Britannica announced the end of its books in 2012, after a 96 percent fall in the number of books sold from its publishing peak in 1990. The private company, which says it makes a vast majority of its income from educational products for K-12 schools, also began transitioning some of its online encyclopedia content outside of its paywall.
Britannica is aiming for its online encyclopedia to make up as much as 50 percent of its business within three to five years.
“If you were to find Britannica in the past, you would actually click on the link of Britannica and you would find that… instead of giving you the answer, [the site] was asking you for a credit card number,” says Jorge Cauz, president of Britannica.
Offering content for free has reduced that obstacle. As much as half of Britannica’s online encyclopedia content now rests outside its paywall, so that online users can find it more easily.
The result: Viewership has tripled. Britannica’s site racked up 102 million visitors from January to November this year, compared to 33.5 million visitors for the same period in 2012, according to figures supplied by the company.
In October, the company achieved a first – more than 1 million page views – and has since replicated that feat, according to Tom Panelas, Britannica’s director of communications.The company has also seen an increase in the number of paid subscriptions, Cauz says.
The bigger audience means Britannica can generate more revenue from digital advertising, which is Cauz’s goal.

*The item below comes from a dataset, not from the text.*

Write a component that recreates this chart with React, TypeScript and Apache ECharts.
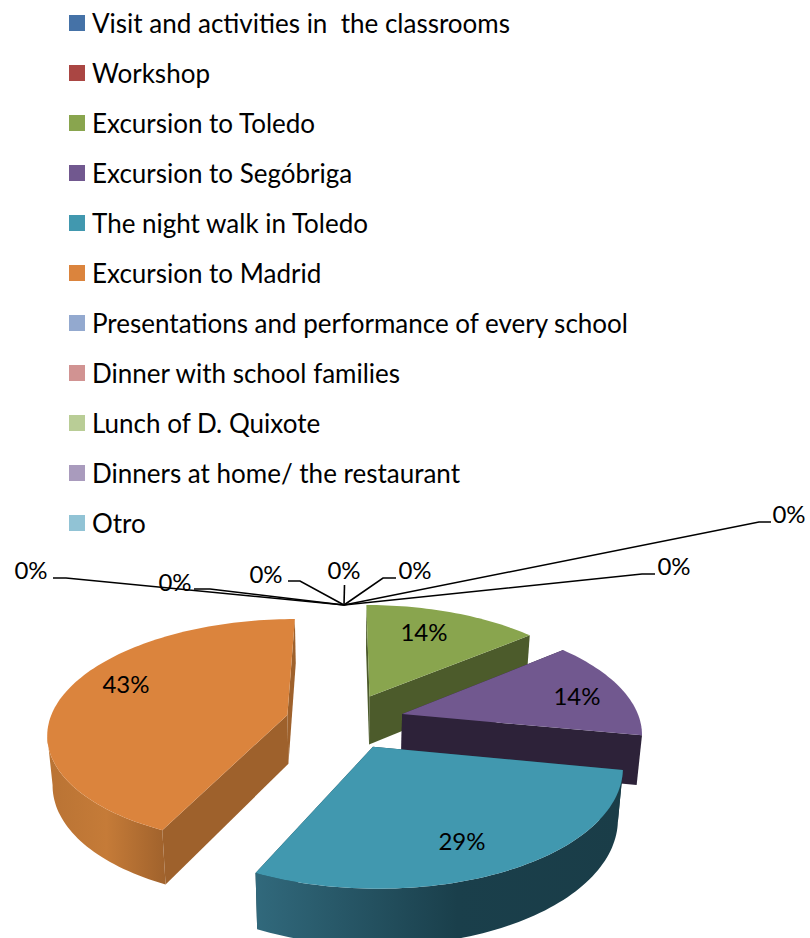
import React, { useEffect, useRef } from "react";
import * as echarts from "echarts";

const categories = [
  "Visit and activities in  the classrooms",
  "Workshop",
  "Excursion to Toledo",
  "Excursion to Segóbriga",
  "The night walk in Toledo",
  "Excursion to Madrid",
  "Presentations and performance of every school",
  "Dinner with school families",
  "Lunch of D. Quixote",
  "Dinners at home/ the restaurant",
  "Otro",
];
const percentValues = [0, 0, 14, 14, 29, 43, 0, 0, 0, 0, 0];
const colors = [
  "#4572a7", "#aa4643", "#89a54e", "#71588f", "#4198af", "#db843d",
  "#93a9cf", "#d19392", "#b9cd96", "#a99bbd", "#91c3d5",
];

// Layout of the 3D projection
const CX = 345, CY = 721, RX = 238, RY = 112, PERSP = 0.15, EXPLODE = 0.25, DEPTH = 50, SHRINK = 0.982;
const HUB: [number, number] = [344, 605];
const FONT = "Lato";
const LABEL_SIZE = 24;
const LEGEND_SIZE = 26;

const labelAnchors: [number, number][] = [
  [789, 513], [674, 565], [424, 631], [577, 695], [462, 840], [126, 683],
  [31, 569], [175, 581], [266, 573], [344, 569], [415, 569],
];
const leaderElbows: ([number, number][] | null)[] = [
  [[771, 522], [759, 522]], [[655, 574], [642, 574]], null, null, null, null,
  [[53, 578], [66, 578]], [[194, 589], [210, 589]], [[288, 581], [300, 581]], [[344.5, 585]], [[396, 578], [383, 578]],
];

const total = percentValues.reduce((a, b) => a + b, 0);

function project(u: number, w: number, bottom: boolean): [number, number] {
  const p = 1 / (1 - PERSP * w);
  if (!bottom) return [CX + RX * u * p, CY + RY * w * p];
  return [CX + RX * u * p * SHRINK, CY + (RY * w * p + DEPTH * p) * SHRINK];
}

function wallFills(index: number) {
  const lin = (stops: [number, string][]) =>
    new echarts.graphic.LinearGradient(0, 0, 1, 0, stops.map(([offset, color]) => ({ offset, color })));
  if (index === 5) return { arc: lin([[0, "#b97334"], [0.5, "#c57b38"], [1, "#a0622c"]]), side: "#9e612c" };
  if (index === 4) return { arc: lin([[0, "#31697c"], [0.55, "#1a3f4b"], [1, "#1a3d48"]]), side: "#1a3d48" };
  if (index === 3) return { arc: "#2d2239", side: "#2d2239" };
  if (index === 2) return { arc: "#4c5b2b", side: "#4c5b2b" };
  return { arc: "#888", side: "#888" };
}

function makeRenderItem(index: number) {
  return (_params: any, api: any) => {
    const value = api.value(0) as number;
    const before = percentValues.slice(0, index).reduce((a, b) => a + b, 0);
    const a0 = (before / total) * Math.PI * 2;
    const a1 = ((before + value) / total) * Math.PI * 2;
    const children: any[] = [];

    if (value > 0) {
      const mid = (a0 + a1) / 2;
      const ua = EXPLODE * Math.sin(mid);
      const wa = -EXPLODE * Math.cos(mid);
      const steps = Math.max(8, Math.round((a1 - a0) * 40));
      const rim: [number, number][] = [];
      for (let i = 0; i <= steps; i++) {
        const t = a0 + ((a1 - a0) * i) / steps;
        rim.push([ua + Math.sin(t), wa - Math.cos(t)]);
      }
      const top = rim.map(([u, w]) => project(u, w, false));
      const low = rim.map(([u, w]) => project(u, w, true));
      const apexTop = project(ua, wa, false);
      const apexLow = project(ua, wa, true);
      const fills = wallFills(index);
      children.push({
        type: "polygon", silent: true,
        shape: { points: [apexTop, top[0], low[0], apexLow] },
        style: { fill: fills.side },
      });
      children.push({
        type: "polygon", silent: true,
        shape: { points: [apexTop, top[steps], low[steps], apexLow] },
        style: { fill: fills.side },
      });
      // Only the part of the rim that runs leftward on screen faces the viewer.
      const facing: number[] = [];
      for (let i = 0; i <= steps; i++) {
        const leftward =
          (i < steps && top[i + 1][0] < top[i][0]) || (i > 0 && top[i][0] < top[i - 1][0]);
        if (leftward) facing.push(i);
      }
      if (facing.length > 1) {
        const topPts = facing.map((i) => top[i]);
        const lowPts = facing.map((i) => low[i]).reverse();
        children.push({
          type: "polygon", silent: true,
          shape: { points: [...topPts, ...lowPts] },
          style: { fill: fills.arc },
        });
      }
      children.push({
        type: "polygon", silent: true,
        shape: { points: [apexTop, ...top] },
        style: { fill: colors[index] },
      });
    }

    const elbow = leaderElbows[index];
    if (elbow) {
      children.push({
        type: "polyline", silent: true,
        shape: { points: [...elbow, HUB] },
        style: { stroke: "#000", lineWidth: 1.6, fill: "none" },
      });
    }
    const [lx, ly] = labelAnchors[index];
    children.push({
      type: "text", silent: true,
      style: {
        text: `${value}%`, x: lx, y: ly, fill: "#000",
        fontFamily: FONT, fontSize: LABEL_SIZE, align: "center", verticalAlign: "middle",
      },
    });
    return { type: "group", children };
  };
}

export default function App() {
  const ref = useRef<HTMLDivElement>(null);
  useEffect(() => {
    const chart = echarts.init(ref.current!, undefined, { renderer: "svg" });
    chart.setOption({
      animation: false,
      backgroundColor: "#fff",
      legend: {
        orient: "vertical",
        left: 64,
        top: 5,
        itemWidth: 16,
        itemHeight: 16,
        itemGap: 24,
        icon: "rect",
        selectedMode: false,
        data: categories,
        textStyle: {
          fontFamily: FONT, fontSize: LEGEND_SIZE, color: "#000", lineHeight: 26, padding: [0, 0, 0, 2],
        },
      },
      series: categories.map((name, i) => ({
        type: "custom",
        name,
        coordinateSystem: "none",
        itemStyle: { color: colors[i] },
        data: [[percentValues[i]]],
        renderItem: makeRenderItem(i),
        z: 2,
      })),
    });
    return () => chart.dispose();
  }, []);
  return <div ref={ref} style={{ position: "absolute", left: 0, top: 0, width: 810, height: 938 }} />;
}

“The capacity for advertising dollars of our database, it’s about $4.5 to $5.5 billion,” says Cauz, referring to the amount of ad revenue they have calculated that other websites are making with content similar to Britannica’s.

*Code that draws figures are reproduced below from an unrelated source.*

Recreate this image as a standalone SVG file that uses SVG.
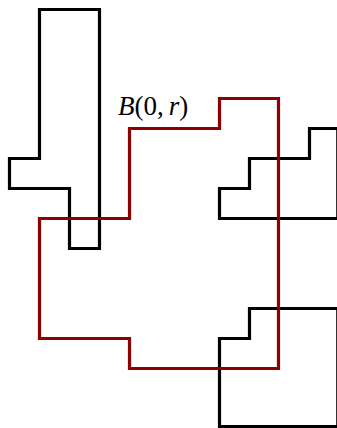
<svg xmlns="http://www.w3.org/2000/svg" width="337" height="428" viewBox="0 0 337 428">
<style>
.blk{fill:none;stroke:#000;stroke-width:3.2;stroke-linejoin:miter}
.red{fill:none;stroke:#8b0000;stroke-width:3.2;stroke-linejoin:miter}
.lbl{font-family:"Liberation Serif","DejaVu Serif",serif;font-size:27px;fill:#000}
</style>
<rect width="337" height="428" fill="#fff"/>
<g id="tall-block">
<path class="blk" d="M39.5,9.5 H99.5 V248.5 H69.5 V188.5 H9.5 V158.5 H39.5 Z"/>
</g>
<g id="upper-right-block">
<path class="blk" d="M219.5,218.5 V188.5 H249.5 V158.5 H309.5 V128.5 H337.8 V218.5 Z"/>
</g>
<g id="lower-right-block">
<path class="blk" d="M219.5,426.5 V338.5 H249.5 V308.5 H337.8 V426.5 Z"/>
</g>
<g id="ball">
<path class="red" d="M39.5,218.5 H129.5 V128.5 H219.5 V98.5 H278.5 V368.5 H129.5 V338.5 H39.5 Z"/>
<text class="lbl" x="118" y="115"><tspan font-style="italic">B</tspan>(0,<tspan dx="5" font-style="italic">r</tspan>)</text>
</g>
</svg>
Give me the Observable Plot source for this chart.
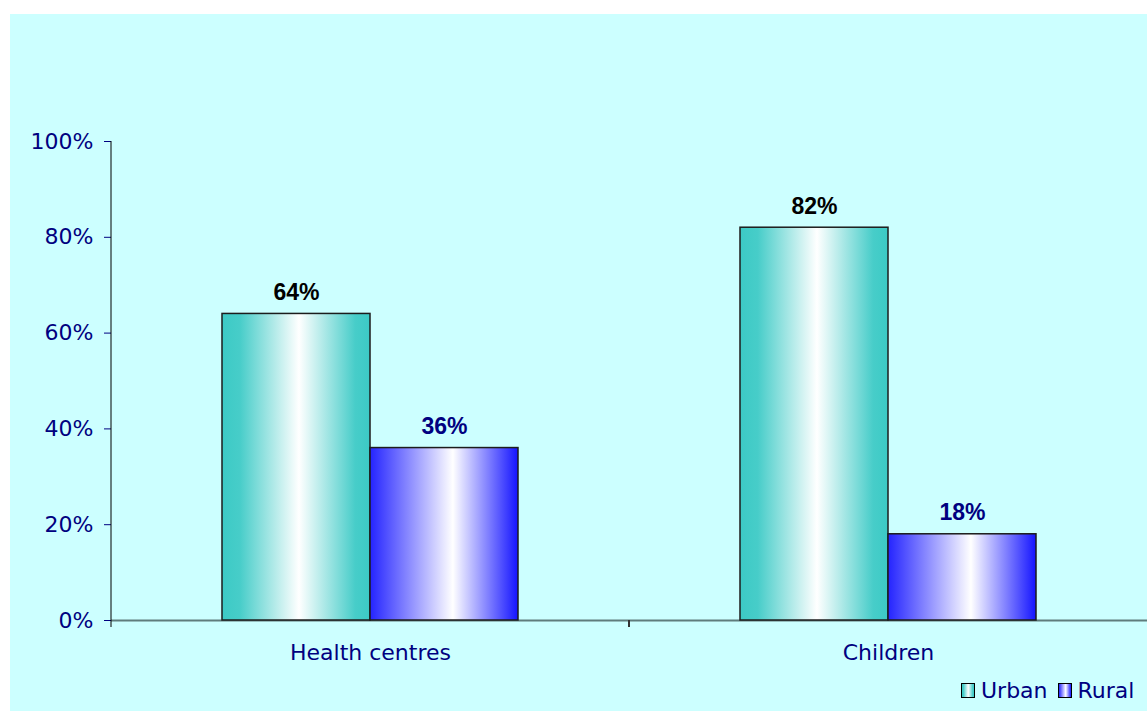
<!DOCTYPE html>
<html>
<head>
<meta charset="utf-8">
<script src="https://cdn.jsdelivr.net/npm/d3@7"></script>
<script src="https://cdn.jsdelivr.net/npm/@observablehq/plot@0.6"></script>
<style>
  html, body { margin: 0; padding: 0; background: #ffffff; }
  #chart {
    position: absolute; left: 10px; top: 14px;
    width: 1137px; height: 697px;
    background: #ccffff; overflow: hidden;
  }
  #chart svg { display: block; }
  #legend {
    position: absolute; left: 951px; top: 664px;
    font-family: "DejaVu Sans", Verdana, sans-serif; font-size: 22px;
    color: #000080; white-space: nowrap; line-height: 26px;
  }
  #legend .sw {
    display: inline-block; width: 12px; height: 13px;
    border: 1px solid #000; vertical-align: 0px; margin-right: 6px;
  }
  #legend .item + .item { margin-left: 10px; }
</style>
</head>
<body>
<div id="chart"><div id="legend"></div></div>
<script>
// Share of resources going to urban vs rural areas
const categories = ["Health centres", "Children"];
const series = ["Urban", "Rural"];
const urbanValues = [64, 82];
const ruralValues = [36, 18];
const yTicks = [0, 20, 40, 60, 80, 100];

// gradient stops per series: [offset, colour]
const urbanStops = [[0, "#3ccac5"], [0.12, "#47cdc9"], [0.52, "#ffffff"], [0.9, "#47cdc9"], [1, "#3ccac5"]];
const ruralStops = [[0, "#2424ff"], [0.56, "#ffffff"], [1, "#1414ff"]];
const labelColors = {Urban: "#000000", Rural: "#000080"};

const rows = [];
categories.forEach((c, i) => {
  rows.push({category: c, series: "Urban", value: urbanValues[i]});
  rows.push({category: c, series: "Rural", value: ruralValues[i]});
});
const gradId = {Urban: "grad-urban", Rural: "grad-rural"};
const gradStops = {Urban: urbanStops, Rural: ruralStops};

const W = 1137, H = 697;
const plot = Plot.plot({
  width: W,
  height: H,
  marginLeft: 101,
  marginRight: 0,
  marginTop: 127,
  marginBottom: 91,
  style: {
    background: "transparent",
    color: "#000080",
    fontFamily: "'DejaVu Sans', Verdana, sans-serif",
    fontSize: "22px",
    overflow: "visible"
  },
  fx: {domain: categories, padding: 0, axis: "bottom", label: null, tickSize: 0, tickPadding: 24},
  x: {domain: series, paddingInner: 0, paddingOuter: 0.748, axis: null},
  y: {domain: [0, 100], ticks: yTicks, tickFormat: d => d + "%", tickSize: 7, tickPadding: 11, label: null, axis: "left"},
  marks: [
    Plot.ruleY([0], {stroke: "#5f7c7c", strokeWidth: 2}),
    ...series.map(s => Plot.barY(rows.filter(d => d.series === s), {
      fx: "category", x: "series", y: "value",
      fill: `url(#${gradId[s]})`, stroke: "#1c1c1c", strokeWidth: 1.5
    })),
    ...series.map(s => Plot.text(rows.filter(d => d.series === s), {
      fx: "category", x: "series", y: "value",
      text: d => d.value + "%",
      lineAnchor: "bottom", dy: -14,
      fill: labelColors[s],
      fontWeight: "bold", fontSize: 23,
      fontFamily: "'Liberation Sans', Arial, sans-serif"
    }))
  ]
});

// gradients used by the bars
const svg = d3.select(plot);
const defs = svg.insert("defs", ":first-child");
series.forEach(s => {
  const g = defs.append("linearGradient").attr("id", gradId[s])
    .attr("x1", 0).attr("x2", 1).attr("y1", 0).attr("y2", 0);
  gradStops[s].forEach(([o, c]) => g.append("stop").attr("offset", o).attr("stop-color", c));
});

// y axis line and category boundary ticks, positioned from the plot's scales
const ys = plot.scale("y");
const fxs = plot.scale("fx");
const band = d3.scaleBand().domain(fxs.domain).range(fxs.range).padding(0);
const y0 = ys.range[0], y1 = ys.range[1];
const bounds = band.domain().map(d => band(d));
const tickG = svg.append("g").attr("stroke", "#000").attr("fill", "none");
tickG.append("line").attr("x1", bounds[0]).attr("x2", bounds[0]).attr("y1", y1).attr("y2", y0 + 7).attr("stroke-width", 1);
bounds.slice(1).forEach(x => tickG.append("line").attr("x1", x).attr("x2", x).attr("y1", y0).attr("y2", y0 + 7).attr("stroke-width", 2).attr("stroke", "#333"));
svg.selectAll('g[aria-label="y-axis tick"]').attr("stroke", "#000");
svg.selectAll('g[aria-label="y-axis"] line').attr("stroke", "#000");

document.getElementById("chart").prepend(plot);

// legend
const legend = d3.select("#legend");
series.forEach(s => {
  const item = legend.append("span").attr("class", "item");
  item.append("span").attr("class", "sw")
    .style("background", `linear-gradient(to right, ${gradStops[s].map(([o, c]) => `${c} ${o * 100}%`).join(", ")})`);
  item.append("span").text(s);
});
</script>
</body>
</html>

Cauz says Britannica’s product – professionally written and edited – stands out in a marketplace where one of its main competitors is Wikipedia, the vast online encyclopedia that relies on user-generated and -edited content.

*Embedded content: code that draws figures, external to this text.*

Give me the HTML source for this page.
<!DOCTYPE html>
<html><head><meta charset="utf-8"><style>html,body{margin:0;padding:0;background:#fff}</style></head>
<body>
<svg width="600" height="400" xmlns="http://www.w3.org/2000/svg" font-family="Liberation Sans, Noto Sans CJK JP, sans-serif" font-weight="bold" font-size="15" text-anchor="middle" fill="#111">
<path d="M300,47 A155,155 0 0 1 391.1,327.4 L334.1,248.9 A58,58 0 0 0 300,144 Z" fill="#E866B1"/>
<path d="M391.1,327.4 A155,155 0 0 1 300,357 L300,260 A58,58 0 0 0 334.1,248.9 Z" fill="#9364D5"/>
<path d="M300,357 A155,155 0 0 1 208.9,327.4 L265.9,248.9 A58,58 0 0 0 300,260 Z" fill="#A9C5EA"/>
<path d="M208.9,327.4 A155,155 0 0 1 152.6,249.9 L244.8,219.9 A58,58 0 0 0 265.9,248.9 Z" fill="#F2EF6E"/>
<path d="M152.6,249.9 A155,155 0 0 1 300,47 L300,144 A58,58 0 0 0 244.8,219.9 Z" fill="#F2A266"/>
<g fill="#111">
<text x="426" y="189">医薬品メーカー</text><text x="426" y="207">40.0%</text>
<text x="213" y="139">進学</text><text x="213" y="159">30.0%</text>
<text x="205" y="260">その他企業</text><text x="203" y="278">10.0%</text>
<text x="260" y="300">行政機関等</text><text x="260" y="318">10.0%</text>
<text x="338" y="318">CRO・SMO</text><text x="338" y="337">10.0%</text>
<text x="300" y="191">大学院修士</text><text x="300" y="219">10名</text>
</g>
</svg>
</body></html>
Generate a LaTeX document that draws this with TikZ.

But Britannica has been adapting some of its content for online audiences, too, with shorter articles, online quizzes and listicles.
John Cunningham, Britannica’s reader’s editor (a kind of ombudsman), says there’s been a cultural shift at the institution. They are paying more attention to what people are searching for online. He gives the example of the Malaysian Airlines Flight 370 disappearance last spring.
“We have a lot of coverage of the geography of the region, and people were coming and wanting to find out: OK, where is Malaysia, where is the Indian Ocean, where is that point that they’re talking about on the news?” Cunningham says.
The goal is to become a destination for popular Internet search topics by offering relevant, curated content.
Britannica wants to build its audience up, because of the tough economics of digital advertising. An online display ad costs an average of just $10.87 for every thousand times it is viewed, according to eMarketer.
That means Britannica still has a long way to go to reach Cauz’s goal of capturing some of the billions in ad revenue from reference-related searches.